What is the US telling Pacific allies by moving missiles to use in the Iran war?
Deploying US missiles to the Middle East ‘reinforces Beijing’s assessment that time and industrial scale favour China’, analyst says

Washington is pulling most long-range cruise missiles from the Pacific for redeployment to the Middle East amid its war on Iran – a move analysts say signals possible supply constraints and tells Indo-Pacific “friends and foes alike” that US priorities lie elsewhere.
According to US media reports, the Pentagon ordered nearly the entire inventory of its JASSM-ER air-launched cruise missiles to be moved from the Pacific, and even from the continental United States, to US Central Command bases in the Middle East or Fairford base in Britain in late March.
This leaves just 425 units of the Joint Air-to-Surface Stand-Off Missile – Extended Range available for deployment worldwide, out of a pre-war inventory of nearly 2,300.

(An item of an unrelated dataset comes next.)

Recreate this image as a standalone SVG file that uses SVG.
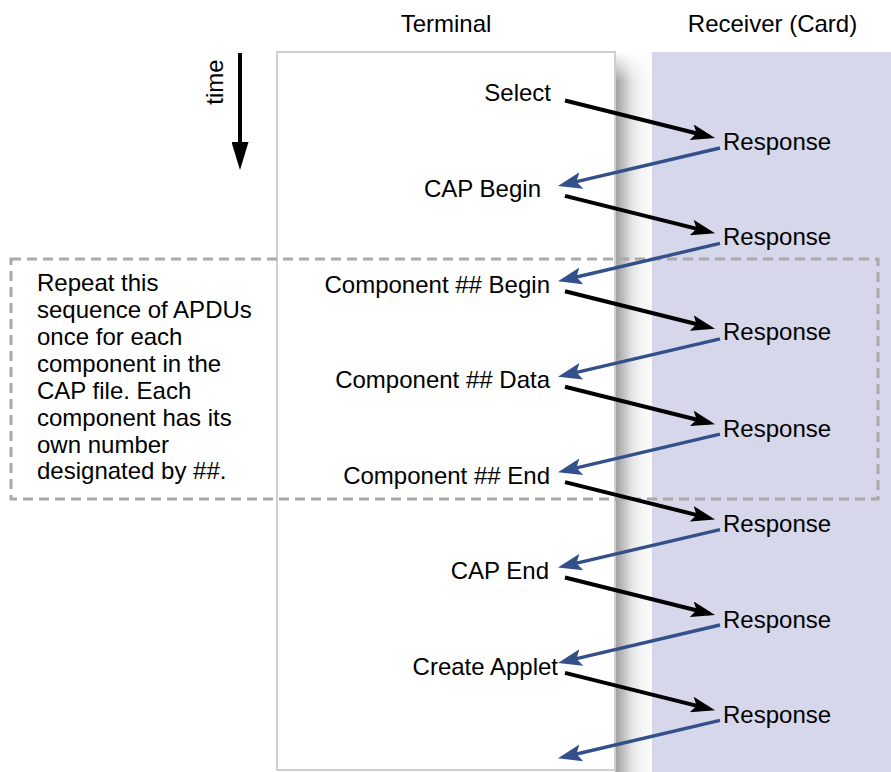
<svg xmlns="http://www.w3.org/2000/svg" width="891" height="772" viewBox="0 0 891 772">
  <style>
    text { font-family: "Liberation Sans", Arial, sans-serif; font-size: 24px; fill: #000; }
    .end { text-anchor: end; }
    .req { stroke: #000; stroke-width: 4; fill: none; }
    .rsp { stroke: #34508a; stroke-width: 3.4; fill: none; }
  </style>
  <defs>
    <marker id="headBlack" markerUnits="userSpaceOnUse" viewBox="0 0 24 16" refX="18" refY="8" markerWidth="24" markerHeight="16" orient="auto">
      <path d="M0,0 L24,8 L0,16 L5,8 z" fill="#000"/>
    </marker>
    <marker id="headBlue" markerUnits="userSpaceOnUse" viewBox="0 0 24 18" refX="18" refY="9" markerWidth="24" markerHeight="18" orient="auto">
      <path d="M0,0.5 L24,9 L0,17.5 L5,9 z" fill="#34508a"/>
    </marker>
    <marker id="headTime" markerUnits="userSpaceOnUse" viewBox="0 0 28 17" refX="22" refY="8.5" markerWidth="28" markerHeight="17" orient="auto">
      <path d="M0,0 L28,8.5 L0,17 z" fill="#000"/>
    </marker>
    <linearGradient id="shadowGrad" x1="0" y1="0" x2="1" y2="0">
      <stop offset="0" stop-color="#9c9c9c"/>
      <stop offset="0.18" stop-color="#b8b8b8"/>
      <stop offset="0.45" stop-color="#e4e4e4"/>
      <stop offset="0.75" stop-color="#f7f7f7"/>
      <stop offset="1" stop-color="#fafafa"/>
    </linearGradient>
    <linearGradient id="shadowFade" x1="0" y1="0" x2="0" y2="1">
      <stop offset="0" stop-color="#fff" stop-opacity="0"/>
      <stop offset="1" stop-color="#fff" stop-opacity="1"/>
    </linearGradient>
    <mask id="shadowMask">
      <rect x="600" y="52" width="60" height="30" fill="url(#shadowFade)"/>
      <rect x="600" y="82" width="60" height="700" fill="#fff"/>
    </mask>
  </defs>

  <!-- lanes -->
  <g id="lanes">
    <rect x="652" y="52" width="239" height="720" fill="#d6d7ea"/>
    <rect x="615" y="52" width="37" height="720" fill="url(#shadowGrad)" mask="url(#shadowMask)"/>
    <rect x="277" y="52" width="338" height="718" fill="#fff" stroke="#cfcfcf" stroke-width="2"/>
  </g>

  <g id="headers">
    <text x="446" y="31.5" text-anchor="middle">Terminal</text>
    <text x="772.5" y="31.5" text-anchor="middle">Receiver (Card)</text>
  </g>

  <!-- time axis -->
  <g id="time">
    <line x1="240" y1="53" x2="240" y2="164" stroke="#000" stroke-width="4" marker-end="url(#headTime)"/>
    <text transform="translate(223,82) rotate(-90)" text-anchor="middle">time</text>
  </g>

  <!-- repeated component section -->
  <g id="repeat-note">
    <rect x="11" y="259" width="867" height="240" fill="none" stroke="#a9a9a9" stroke-width="3" stroke-dasharray="10 6"/>
    <text x="37" y="291">Repeat this</text>
    <text x="37" y="318">sequence of APDUs</text>
    <text x="37" y="345">once for each</text>
    <text x="37" y="372">component in the</text>
    <text x="37" y="399">CAP file. Each</text>
    <text x="37" y="426">component has its</text>
    <text x="37" y="453">own number</text>
    <text x="37" y="479">designated by ##.</text>
  </g>

  <!-- terminal commands -->
  <g id="cmd-select"><text class="end" x="551" y="100.5">Select</text></g>
  <g id="cmd-cap-begin"><text class="end" x="541" y="196.5">CAP Begin</text></g>
  <g id="cmd-comp-begin"><text class="end" x="550" y="292.5">Component ## Begin</text></g>
  <g id="cmd-comp-data"><text class="end" x="550" y="387.5">Component ## Data</text></g>
  <g id="cmd-comp-end"><text class="end" x="550" y="483.5">Component ## End</text></g>
  <g id="cmd-cap-end"><text class="end" x="549" y="578.5">CAP End</text></g>
  <g id="cmd-create-applet"><text class="end" x="558" y="674.5">Create Applet</text></g>

  <!-- card responses -->
  <g id="rsp-1"><text x="723" y="149.5">Response</text></g>
  <g id="rsp-2"><text x="723" y="244.5">Response</text></g>
  <g id="rsp-3"><text x="723" y="339.5">Response</text></g>
  <g id="rsp-4"><text x="723" y="436.5">Response</text></g>
  <g id="rsp-5"><text x="723" y="531.5">Response</text></g>
  <g id="rsp-6"><text x="723" y="627.5">Response</text></g>
  <g id="rsp-7"><text x="723" y="722.5">Response</text></g>

  <!-- APDU exchanges -->
  <g id="connectors">
    <path class="req" d="M565,100.5 L709.2,136.5" marker-end="url(#headBlack)"/>
    <path class="rsp" d="M720,148 L563.8,184.6" marker-end="url(#headBlue)"/>
    <path class="req" d="M565,195.9 L709.2,231.9" marker-end="url(#headBlack)"/>
    <path class="rsp" d="M720,243.4 L563.8,280" marker-end="url(#headBlue)"/>
    <path class="req" d="M565,291.3 L709.2,327.3" marker-end="url(#headBlack)"/>
    <path class="rsp" d="M720,338.8 L563.8,375.4" marker-end="url(#headBlue)"/>
    <path class="req" d="M565,386.7 L709.2,422.7" marker-end="url(#headBlack)"/>
    <path class="rsp" d="M720,434.2 L563.8,470.8" marker-end="url(#headBlue)"/>
    <path class="req" d="M565,482.1 L709.2,518.1" marker-end="url(#headBlack)"/>
    <path class="rsp" d="M720,529.6 L563.8,566.2" marker-end="url(#headBlue)"/>
    <path class="req" d="M565,577.5 L709.2,613.5" marker-end="url(#headBlack)"/>
    <path class="rsp" d="M720,625 L563.8,661.6" marker-end="url(#headBlue)"/>
    <path class="req" d="M565,672.9 L709.2,708.9" marker-end="url(#headBlack)"/>
    <path class="rsp" d="M720,720.4 L563.8,757" marker-end="url(#headBlue)"/>
  </g>
</svg>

The US military reportedly consumed more than 1,000 JASSM-ER armaments within a month of beginning air strikes against Iran on February 28. A further 75 or so are unserviceable because of damage or technical fault, and 47 were used during the raid against Venezuela in January, according to US media reports.
The US$1.5 million JASSM-ER, developed by Lockheed Martin, is a long-range cruise missile launched from various military aircraft. Since the start of its war on Iran, the US has reportedly fired the missile against Iranian targets from B-52 and B-1B bombers, as well as strike fighters.